» Given information:
━━━━
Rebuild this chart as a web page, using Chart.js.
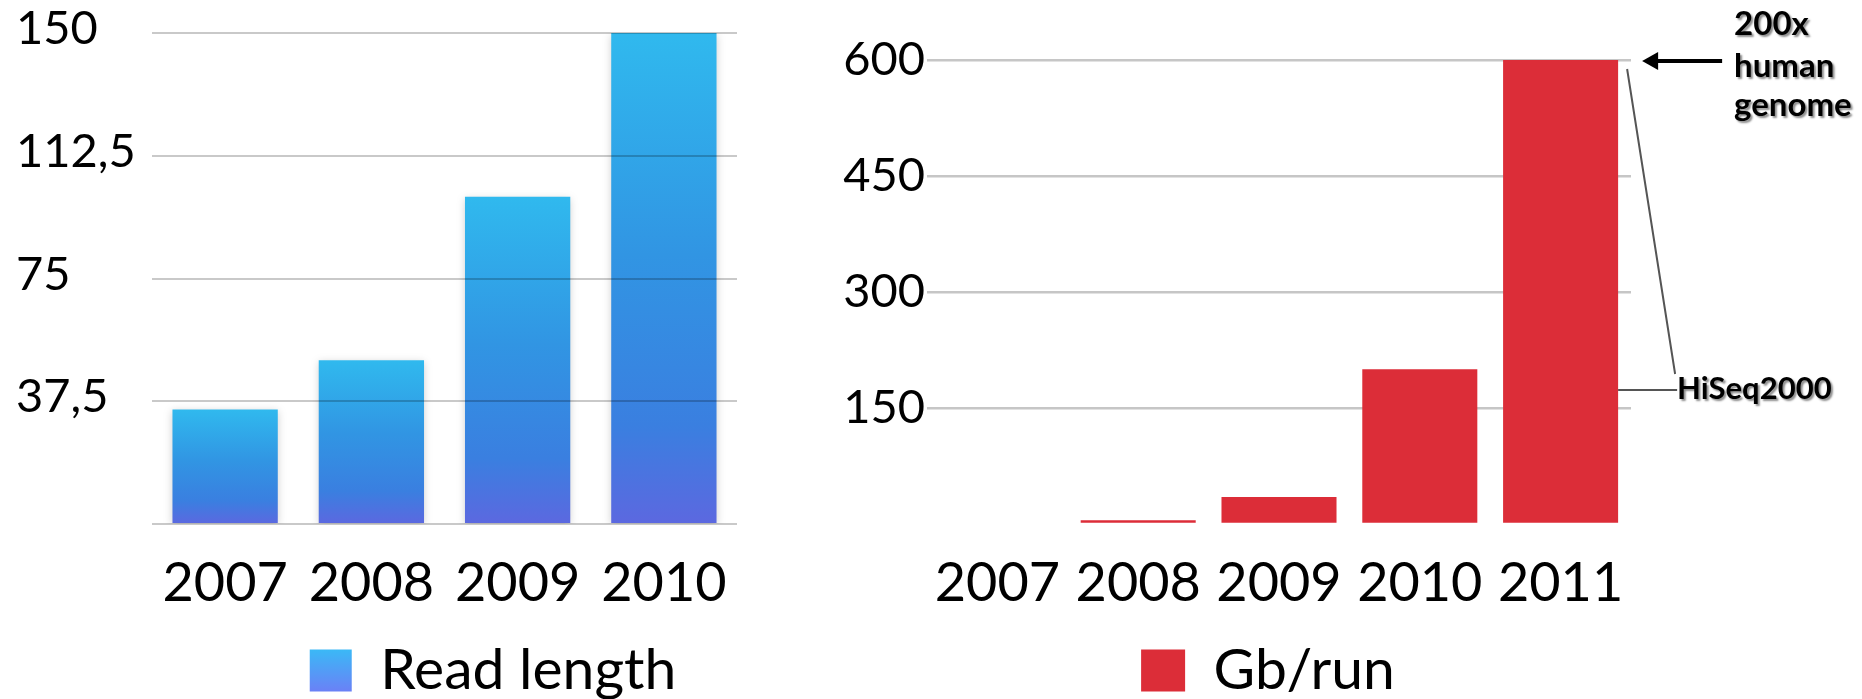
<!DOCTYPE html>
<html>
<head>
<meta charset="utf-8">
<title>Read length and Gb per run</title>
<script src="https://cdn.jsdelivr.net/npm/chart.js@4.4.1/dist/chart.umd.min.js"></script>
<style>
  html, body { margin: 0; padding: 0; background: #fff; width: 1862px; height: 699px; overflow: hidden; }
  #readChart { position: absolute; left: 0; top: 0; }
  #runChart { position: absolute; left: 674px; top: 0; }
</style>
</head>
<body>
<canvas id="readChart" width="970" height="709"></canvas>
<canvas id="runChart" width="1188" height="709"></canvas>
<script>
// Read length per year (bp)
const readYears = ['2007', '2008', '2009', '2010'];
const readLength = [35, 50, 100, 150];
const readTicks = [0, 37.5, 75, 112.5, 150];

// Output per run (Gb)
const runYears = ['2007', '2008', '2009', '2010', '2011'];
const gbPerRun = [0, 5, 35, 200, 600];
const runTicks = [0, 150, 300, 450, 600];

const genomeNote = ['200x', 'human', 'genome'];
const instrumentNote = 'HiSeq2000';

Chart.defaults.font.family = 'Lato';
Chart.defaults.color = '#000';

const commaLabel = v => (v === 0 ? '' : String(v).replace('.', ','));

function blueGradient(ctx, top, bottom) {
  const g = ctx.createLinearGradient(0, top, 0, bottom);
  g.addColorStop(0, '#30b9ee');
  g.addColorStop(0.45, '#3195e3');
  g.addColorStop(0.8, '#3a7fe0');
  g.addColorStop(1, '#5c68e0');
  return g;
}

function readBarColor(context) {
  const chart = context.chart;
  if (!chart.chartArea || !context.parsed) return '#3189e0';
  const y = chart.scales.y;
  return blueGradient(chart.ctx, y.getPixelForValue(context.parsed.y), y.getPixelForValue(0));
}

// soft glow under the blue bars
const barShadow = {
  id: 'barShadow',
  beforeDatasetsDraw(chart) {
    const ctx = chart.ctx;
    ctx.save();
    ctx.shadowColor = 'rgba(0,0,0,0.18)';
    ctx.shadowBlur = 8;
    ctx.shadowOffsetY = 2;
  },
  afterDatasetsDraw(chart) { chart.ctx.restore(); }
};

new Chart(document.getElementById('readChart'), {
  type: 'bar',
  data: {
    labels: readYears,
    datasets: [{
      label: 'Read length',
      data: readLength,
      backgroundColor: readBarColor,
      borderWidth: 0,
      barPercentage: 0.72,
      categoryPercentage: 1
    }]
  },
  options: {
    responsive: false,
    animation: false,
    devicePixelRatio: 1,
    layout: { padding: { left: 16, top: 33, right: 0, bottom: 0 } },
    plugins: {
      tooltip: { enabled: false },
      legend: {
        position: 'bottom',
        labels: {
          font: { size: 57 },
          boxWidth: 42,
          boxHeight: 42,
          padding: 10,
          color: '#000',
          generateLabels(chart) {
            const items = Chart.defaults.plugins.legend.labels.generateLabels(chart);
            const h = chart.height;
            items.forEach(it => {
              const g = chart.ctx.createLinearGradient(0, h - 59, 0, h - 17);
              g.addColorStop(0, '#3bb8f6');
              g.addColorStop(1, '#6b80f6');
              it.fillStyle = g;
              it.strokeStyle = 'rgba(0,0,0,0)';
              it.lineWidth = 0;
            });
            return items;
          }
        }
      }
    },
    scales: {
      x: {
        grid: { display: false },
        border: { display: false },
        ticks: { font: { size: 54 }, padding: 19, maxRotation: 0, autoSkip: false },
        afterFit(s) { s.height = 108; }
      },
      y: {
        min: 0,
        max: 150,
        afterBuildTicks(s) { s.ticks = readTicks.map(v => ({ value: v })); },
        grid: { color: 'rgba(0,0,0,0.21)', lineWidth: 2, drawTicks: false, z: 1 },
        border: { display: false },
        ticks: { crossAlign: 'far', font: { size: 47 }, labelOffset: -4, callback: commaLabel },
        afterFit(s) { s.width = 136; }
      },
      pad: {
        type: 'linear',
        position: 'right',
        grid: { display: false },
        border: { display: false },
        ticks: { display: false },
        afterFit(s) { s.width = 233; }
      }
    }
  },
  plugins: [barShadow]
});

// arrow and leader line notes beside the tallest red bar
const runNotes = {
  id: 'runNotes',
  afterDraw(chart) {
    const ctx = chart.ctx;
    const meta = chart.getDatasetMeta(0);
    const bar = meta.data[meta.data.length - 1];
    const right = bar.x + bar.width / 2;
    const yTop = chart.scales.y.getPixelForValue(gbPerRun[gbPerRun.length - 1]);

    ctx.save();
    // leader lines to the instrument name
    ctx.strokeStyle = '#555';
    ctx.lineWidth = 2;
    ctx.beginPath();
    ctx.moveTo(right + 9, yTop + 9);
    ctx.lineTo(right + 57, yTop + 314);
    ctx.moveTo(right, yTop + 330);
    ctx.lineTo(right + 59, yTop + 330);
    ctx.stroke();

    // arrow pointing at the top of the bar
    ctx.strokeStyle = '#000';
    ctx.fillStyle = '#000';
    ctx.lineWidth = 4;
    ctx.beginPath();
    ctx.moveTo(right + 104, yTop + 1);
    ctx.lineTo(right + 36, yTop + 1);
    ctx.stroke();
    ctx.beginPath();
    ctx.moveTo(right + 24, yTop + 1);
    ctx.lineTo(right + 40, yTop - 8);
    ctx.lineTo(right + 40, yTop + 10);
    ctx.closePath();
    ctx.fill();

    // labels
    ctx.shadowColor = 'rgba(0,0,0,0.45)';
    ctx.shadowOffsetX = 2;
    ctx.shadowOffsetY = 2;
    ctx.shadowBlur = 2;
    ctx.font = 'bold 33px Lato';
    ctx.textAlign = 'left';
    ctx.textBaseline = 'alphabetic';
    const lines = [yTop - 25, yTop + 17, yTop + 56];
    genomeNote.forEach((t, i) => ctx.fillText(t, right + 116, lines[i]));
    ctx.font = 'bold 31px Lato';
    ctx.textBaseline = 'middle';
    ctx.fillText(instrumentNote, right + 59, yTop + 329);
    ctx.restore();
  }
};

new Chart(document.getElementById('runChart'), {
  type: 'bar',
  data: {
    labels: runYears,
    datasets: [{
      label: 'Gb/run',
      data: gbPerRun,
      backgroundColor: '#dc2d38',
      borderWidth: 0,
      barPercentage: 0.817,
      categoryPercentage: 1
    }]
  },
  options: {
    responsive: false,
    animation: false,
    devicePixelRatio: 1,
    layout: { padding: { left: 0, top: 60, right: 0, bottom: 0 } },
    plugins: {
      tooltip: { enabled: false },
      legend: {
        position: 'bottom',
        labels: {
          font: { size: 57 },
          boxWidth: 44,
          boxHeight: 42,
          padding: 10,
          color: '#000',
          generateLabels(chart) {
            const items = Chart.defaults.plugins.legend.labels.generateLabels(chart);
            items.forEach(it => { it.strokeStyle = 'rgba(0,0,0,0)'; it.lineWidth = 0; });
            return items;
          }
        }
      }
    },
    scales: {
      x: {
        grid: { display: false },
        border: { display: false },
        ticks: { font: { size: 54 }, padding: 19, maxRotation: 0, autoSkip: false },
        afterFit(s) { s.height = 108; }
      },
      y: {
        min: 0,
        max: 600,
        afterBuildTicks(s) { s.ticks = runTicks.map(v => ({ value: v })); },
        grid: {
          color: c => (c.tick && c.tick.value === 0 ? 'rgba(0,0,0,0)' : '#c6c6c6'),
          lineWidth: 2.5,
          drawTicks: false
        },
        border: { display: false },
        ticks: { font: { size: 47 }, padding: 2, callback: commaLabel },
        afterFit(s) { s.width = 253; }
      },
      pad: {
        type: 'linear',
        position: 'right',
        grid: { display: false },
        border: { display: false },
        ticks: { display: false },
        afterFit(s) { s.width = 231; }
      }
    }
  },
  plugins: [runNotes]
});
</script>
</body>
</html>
━━━━
Give the data again exactly as written, with all pictures left out.

Rebuild this chart as a web page, using Chart.js.
<!DOCTYPE html>
<html>
<head>
<meta charset="utf-8">
<title>Read length and Gb per run</title>
<script src="https://cdn.jsdelivr.net/npm/chart.js@4.4.1/dist/chart.umd.min.js"></script>
<style>
  html, body { margin: 0; padding: 0; background: #fff; width: 1862px; height: 699px; overflow: hidden; }
  #readChart { position: absolute; left: 0; top: 0; }
  #runChart { position: absolute; left: 674px; top: 0; }
</style>
</head>
<body>
<canvas id="readChart" width="970" height="709"></canvas>
<canvas id="runChart" width="1188" height="709"></canvas>
<script>
// Read length per year (bp)
const readYears = ['2007', '2008', '2009', '2010'];
const readLength = [35, 50, 100, 150];
const readTicks = [0, 37.5, 75, 112.5, 150];

// Output per run (Gb)
const runYears = ['2007', '2008', '2009', '2010', '2011'];
const gbPerRun = [0, 5, 35, 200, 600];
const runTicks = [0, 150, 300, 450, 600];

const genomeNote = ['200x', 'human', 'genome'];
const instrumentNote = 'HiSeq2000';

Chart.defaults.font.family = 'Lato';
Chart.defaults.color = '#000';

const commaLabel = v => (v === 0 ? '' : String(v).replace('.', ','));

function blueGradient(ctx, top, bottom) {
  const g = ctx.createLinearGradient(0, top, 0, bottom);
  g.addColorStop(0, '#30b9ee');
  g.addColorStop(0.45, '#3195e3');
  g.addColorStop(0.8, '#3a7fe0');
  g.addColorStop(1, '#5c68e0');
  return g;
}

function readBarColor(context) {
  const chart = context.chart;
  if (!chart.chartArea || !context.parsed) return '#3189e0';
  const y = chart.scales.y;
  return blueGradient(chart.ctx, y.getPixelForValue(context.parsed.y), y.getPixelForValue(0));
}

// soft glow under the blue bars
const barShadow = {
  id: 'barShadow',
  beforeDatasetsDraw(chart) {
    const ctx = chart.ctx;
    ctx.save();
    ctx.shadowColor = 'rgba(0,0,0,0.18)';
    ctx.shadowBlur = 8;
    ctx.shadowOffsetY = 2;
  },
  afterDatasetsDraw(chart) { chart.ctx.restore(); }
};

new Chart(document.getElementById('readChart'), {
  type: 'bar',
  data: {
    labels: readYears,
    datasets: [{
      label: 'Read length',
      data: readLength,
      backgroundColor: readBarColor,
      borderWidth: 0,
      barPercentage: 0.72,
      categoryPercentage: 1
    }]
  },
  options: {
    responsive: false,
    animation: false,
    devicePixelRatio: 1,
    layout: { padding: { left: 16, top: 33, right: 0, bottom: 0 } },
    plugins: {
      tooltip: { enabled: false },
      legend: {
        position: 'bottom',
        labels: {
          font: { size: 57 },
          boxWidth: 42,
          boxHeight: 42,
          padding: 10,
          color: '#000',
          generateLabels(chart) {
            const items = Chart.defaults.plugins.legend.labels.generateLabels(chart);
            const h = chart.height;
            items.forEach(it => {
              const g = chart.ctx.createLinearGradient(0, h - 59, 0, h - 17);
              g.addColorStop(0, '#3bb8f6');
              g.addColorStop(1, '#6b80f6');
              it.fillStyle = g;
              it.strokeStyle = 'rgba(0,0,0,0)';
              it.lineWidth = 0;
            });
            return items;
          }
        }
      }
    },
    scales: {
      x: {
        grid: { display: false },
        border: { display: false },
        ticks: { font: { size: 54 }, padding: 19, maxRotation: 0, autoSkip: false },
        afterFit(s) { s.height = 108; }
      },
      y: {
        min: 0,
        max: 150,
        afterBuildTicks(s) { s.ticks = readTicks.map(v => ({ value: v })); },
        grid: { color: 'rgba(0,0,0,0.21)', lineWidth: 2, drawTicks: false, z: 1 },
        border: { display: false },
        ticks: { crossAlign: 'far', font: { size: 47 }, labelOffset: -4, callback: commaLabel },
        afterFit(s) { s.width = 136; }
      },
      pad: {
        type: 'linear',
        position: 'right',
        grid: { display: false },
        border: { display: false },
        ticks: { display: false },
        afterFit(s) { s.width = 233; }
      }
    }
  },
  plugins: [barShadow]
});

// arrow and leader line notes beside the tallest red bar
const runNotes = {
  id: 'runNotes',
  afterDraw(chart) {
    const ctx = chart.ctx;
    const meta = chart.getDatasetMeta(0);
    const bar = meta.data[meta.data.length - 1];
    const right = bar.x + bar.width / 2;
    const yTop = chart.scales.y.getPixelForValue(gbPerRun[gbPerRun.length - 1]);

    ctx.save();
    // leader lines to the instrument name
    ctx.strokeStyle = '#555';
    ctx.lineWidth = 2;
    ctx.beginPath();
    ctx.moveTo(right + 9, yTop + 9);
    ctx.lineTo(right + 57, yTop + 314);
    ctx.moveTo(right, yTop + 330);
    ctx.lineTo(right + 59, yTop + 330);
    ctx.stroke();

    // arrow pointing at the top of the bar
    ctx.strokeStyle = '#000';
    ctx.fillStyle = '#000';
    ctx.lineWidth = 4;
    ctx.beginPath();
    ctx.moveTo(right + 104, yTop + 1);
    ctx.lineTo(right + 36, yTop + 1);
    ctx.stroke();
    ctx.beginPath();
    ctx.moveTo(right + 24, yTop + 1);
    ctx.lineTo(right + 40, yTop - 8);
    ctx.lineTo(right + 40, yTop + 10);
    ctx.closePath();
    ctx.fill();

    // labels
    ctx.shadowColor = 'rgba(0,0,0,0.45)';
    ctx.shadowOffsetX = 2;
    ctx.shadowOffsetY = 2;
    ctx.shadowBlur = 2;
    ctx.font = 'bold 33px Lato';
    ctx.textAlign = 'left';
    ctx.textBaseline = 'alphabetic';
    const lines = [yTop - 25, yTop + 17, yTop + 56];
    genomeNote.forEach((t, i) => ctx.fillText(t, right + 116, lines[i]));
    ctx.font = 'bold 31px Lato';
    ctx.textBaseline = 'middle';
    ctx.fillText(instrumentNote, right + 59, yTop + 329);
    ctx.restore();
  }
};

new Chart(document.getElementById('runChart'), {
  type: 'bar',
  data: {
    labels: runYears,
    datasets: [{
      label: 'Gb/run',
      data: gbPerRun,
      backgroundColor: '#dc2d38',
      borderWidth: 0,
      barPercentage: 0.817,
      categoryPercentage: 1
    }]
  },
  options: {
    responsive: false,
    animation: false,
    devicePixelRatio: 1,
    layout: { padding: { left: 0, top: 60, right: 0, bottom: 0 } },
    plugins: {
      tooltip: { enabled: false },
      legend: {
        position: 'bottom',
        labels: {
          font: { size: 57 },
          boxWidth: 44,
          boxHeight: 42,
          padding: 10,
          color: '#000',
          generateLabels(chart) {
            const items = Chart.defaults.plugins.legend.labels.generateLabels(chart);
            items.forEach(it => { it.strokeStyle = 'rgba(0,0,0,0)'; it.lineWidth = 0; });
            return items;
          }
        }
      }
    },
    scales: {
      x: {
        grid: { display: false },
        border: { display: false },
        ticks: { font: { size: 54 }, padding: 19, maxRotation: 0, autoSkip: false },
        afterFit(s) { s.height = 108; }
      },
      y: {
        min: 0,
        max: 600,
        afterBuildTicks(s) { s.ticks = runTicks.map(v => ({ value: v })); },
        grid: {
          color: c => (c.tick && c.tick.value === 0 ? 'rgba(0,0,0,0)' : '#c6c6c6'),
          lineWidth: 2.5,
          drawTicks: false
        },
        border: { display: false },
        ticks: { font: { size: 47 }, padding: 2, callback: commaLabel },
        afterFit(s) { s.width = 253; }
      },
      pad: {
        type: 'linear',
        position: 'right',
        grid: { display: false },
        border: { display: false },
        ticks: { display: false },
        afterFit(s) { s.width = 231; }
      }
    }
  },
  plugins: [runNotes]
});
</script>
</body>
</html>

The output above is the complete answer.